On the National Theatre’s programme I like the look of Lucy Kirkwood’s The Welkin, starring Maxine Peake and Ria Zmitrowicz (opening this month). In April, Thea Sharrock directs  Jack Absolute Flies Again, a new play by Richard Bean and Oliver Chris based on Richard Brinsley Sheridan’s The Rivals. And in August Josh O’Connor and Jessie Buckley are the star-crossed lovers in Romeo and Juliet.

Talking of unmissable Shakespeare, Cush Jumbo takes on Hamlet at the Young Vic in July.

Further afield, my theatrical sweet tooth is tempted by Quality Street, Northern Broadsides’ revival of JM Barrie’s farce by  which opens in February in Halifax’s Viaduct Theatre and then tours. Barrie’s play was so popular at the time that it gave the chocolates their name.

And there I was trying to give up chocolate this month…

If you missed Laura Wade’s The Watsons at the Menier Chocolate Factory in 2019, be sure to catch it at the Harold Pinter Theatre where it opens in May. This genius trip into the Jane Austen universe owes a lot to Pirandello, as does the title of this play at the Southwark Playhouse in April: Five Characters in Search of a Good Night’s Sleep.

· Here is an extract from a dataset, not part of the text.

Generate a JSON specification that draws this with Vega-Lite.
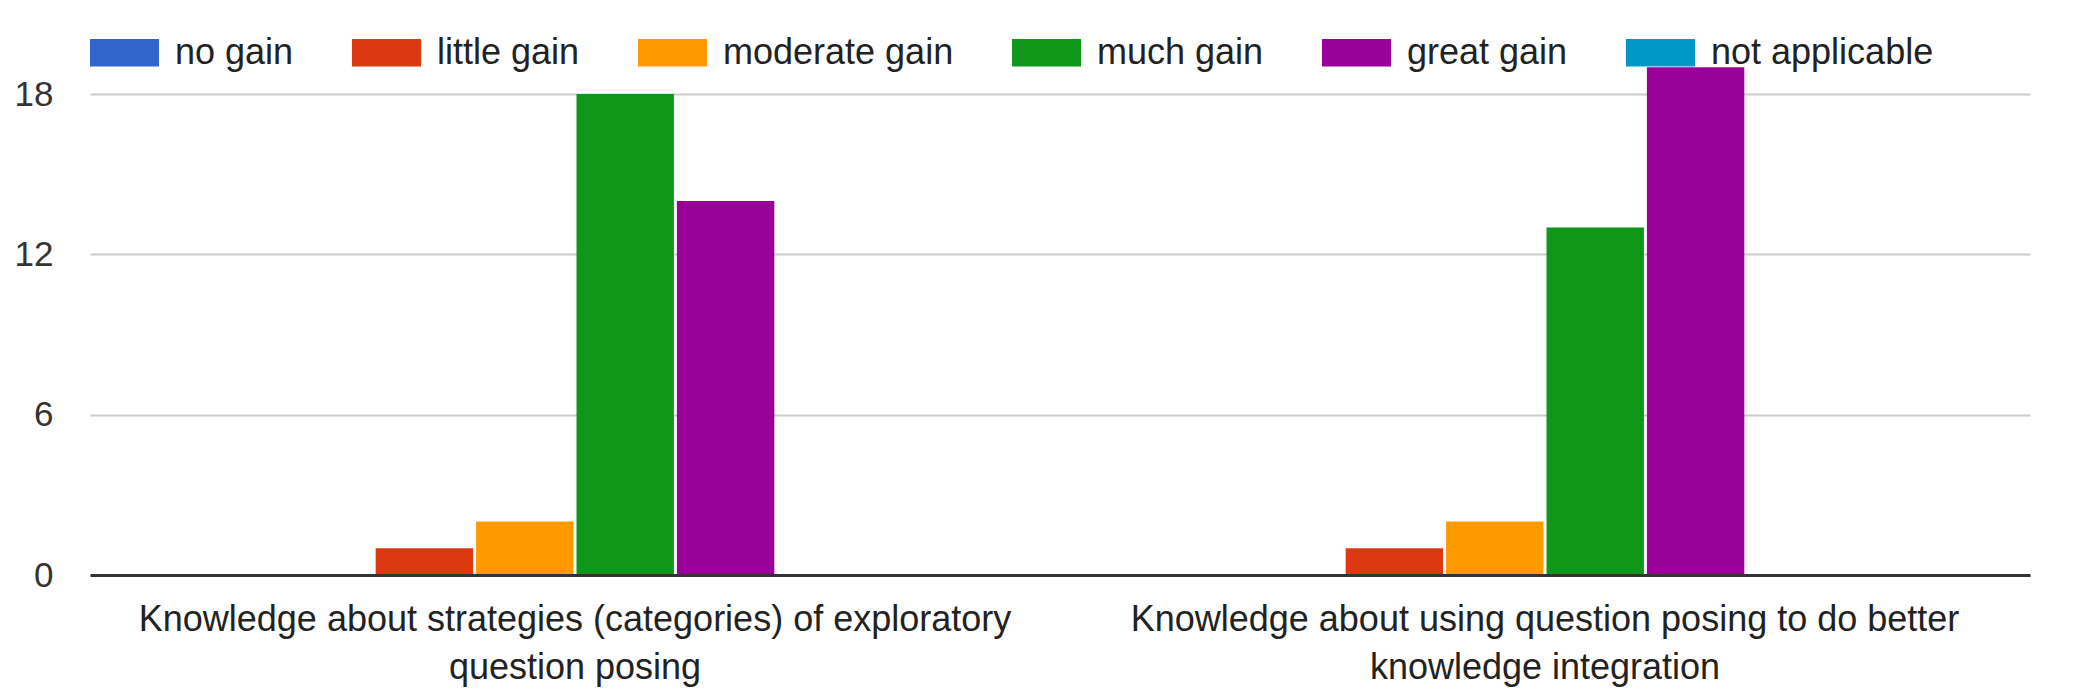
{
  "$schema": "https://vega.github.io/schema/vega-lite/v6.json",
  "width": 1940,
  "height": 481,
  "autosize": {"type": "none"},
  "padding": {"left": 90, "top": 94, "right": 44, "bottom": 123},
  "background": "white",
  "data": {
    "values": [
      {"item": "Knowledge about strategies (categories) of exploratory question posing", "rating": "no gain", "count": 0},
      {"item": "Knowledge about strategies (categories) of exploratory question posing", "rating": "little gain", "count": 1},
      {"item": "Knowledge about strategies (categories) of exploratory question posing", "rating": "moderate gain", "count": 2},
      {"item": "Knowledge about strategies (categories) of exploratory question posing", "rating": "much gain", "count": 18},
      {"item": "Knowledge about strategies (categories) of exploratory question posing", "rating": "great gain", "count": 14},
      {"item": "Knowledge about strategies (categories) of exploratory question posing", "rating": "not applicable", "count": 0},
      {"item": "Knowledge about using question posing to do better knowledge integration", "rating": "no gain", "count": 0},
      {"item": "Knowledge about using question posing to do better knowledge integration", "rating": "little gain", "count": 1},
      {"item": "Knowledge about using question posing to do better knowledge integration", "rating": "moderate gain", "count": 2},
      {"item": "Knowledge about using question posing to do better knowledge integration", "rating": "much gain", "count": 13},
      {"item": "Knowledge about using question posing to do better knowledge integration", "rating": "great gain", "count": 19},
      {"item": "Knowledge about using question posing to do better knowledge integration", "rating": "not applicable", "count": 0}
    ]
  },
  "mark": {"type": "bar", "clip": false},
  "encoding": {
    "x": {
      "field": "item",
      "type": "nominal",
      "sort": null,
      "scale": {"paddingInner": 0.382, "paddingOuter": 0.191},
      "axis": {
        "title": null,
        "domainColor": "#333333",
        "domainWidth": 3,
        "ticks": false,
        "labelAngle": 0,
        "labelFontSize": 36,
        "labelColor": "#222222",
        "labelPadding": 27,
        "labelLineHeight": 48,
        "labelLimit": 0,
        "labelBaseline": "top",
        "zindex": 1,
        "labelExpr": "datum.value == 'Knowledge about strategies (categories) of exploratory question posing' ? ['Knowledge about strategies (categories) of exploratory', 'question posing'] : ['Knowledge about using question posing to do better', 'knowledge integration']"
      }
    },
    "xOffset": {
      "field": "rating",
      "type": "nominal",
      "sort": ["no gain", "little gain", "moderate gain", "much gain", "great gain", "not applicable"],
      "scale": {"paddingInner": 0.03, "paddingOuter": 0}
    },
    "y": {
      "field": "count",
      "type": "quantitative",
      "scale": {"domain": [0, 18], "nice": false},
      "axis": {
        "title": null,
        "domain": false,
        "ticks": false,
        "grid": true,
        "gridColor": "#cccccc",
        "gridWidth": 2,
        "values": [0, 6, 12, 18],
        "labelFontSize": 35,
        "labelColor": "#333333",
        "labelPadding": 37
      }
    },
    "color": {
      "field": "rating",
      "type": "nominal",
      "sort": ["no gain", "little gain", "moderate gain", "much gain", "great gain", "not applicable"],
      "scale": {
        "domain": ["no gain", "little gain", "moderate gain", "much gain", "great gain", "not applicable"],
        "range": ["#3366cc", "#dc3912", "#ff9900", "#109618", "#990099", "#0099c6"]
      },
      "legend": {
        "title": null,
        "orient": "none",
        "legendX": 0,
        "legendY": -76,
        "direction": "horizontal",
        "symbolType": "M-1,-0.4H1V0.4H-1Z",
        "symbolSize": 4761,
        "symbolStrokeWidth": 0,
        "symbolOpacity": 1,
        "labelFontSize": 36,
        "labelOffset": 16,
        "columnPadding": 58,
        "labelColor": "#222222",
        "labelLimit": 0
      }
    }
  },
  "config": {
    "view": {"stroke": null},
    "font": "Liberation Sans"
  }
}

Finally, to the Royal Court for a play (in June) which has quite possibly best title of the year: Purple Snowflakes and Titty Wanks.

Happy New Year!

 

 

Pinter at the Pinter: Landscape / A Kind of Alaska – Harold Pinter Theatre

When he launched his Pinter at the Pinter season, director Jamie Lloyd said he hoped theatregoers would experience something akin collecting vinyl: as they flicked through the playwright’s back catalogue they might stumble across some forgotten gems among the classics.

It’s a good analogy. I like to think of the 11 one-act plays that make up the third section of this Pinter season as tracks on a particularly eclectic LP.

Side One opens with a substantial piece, Landscape, in which Tamsin Greig and Keith Allen play a married couple who seem to be speaking to each other but remain forever disconnected.

I’m used to seeing Greig on stage in more comedic roles, but here she’s pushing the button marked heartbreak. Seated, her voice amplified by a microphone, she describes being on a beach and drawing two figures – “close but not touching” – in the sand. It’s a haunting metaphor for this couple lost in their own narratives.

If that sounds heavy going, there are laughs to be had in some of the shorter works that follow.

I particularly liked God’s District, in which Meera Syal plays a preacher “saving souls” in Putney, while Lee Evans closes the first half with Monologue, an involving piece in which he talks to a jacket hanging on a chair.

There are more delights on Side Two: Evans shines in the hilarious factory-set sketch Trouble in the Works. He even seems to corpse at one point amid the verbal gymnastics.

Tamsin Greig and Keith Allen are back for the closer, A Kind of Alaska. Greig plays Deborah, a woman who has emerged from a coma after 29 years but still thinks she’s 16, while Allen is the doctor who has to break the news that the world she knew has changed utterly. Pinter twists the emotion control up a notch with the arrival of Deborah’s now grown-up sister (Syal).

Not always an easy listen, this is an album worth repeated plays.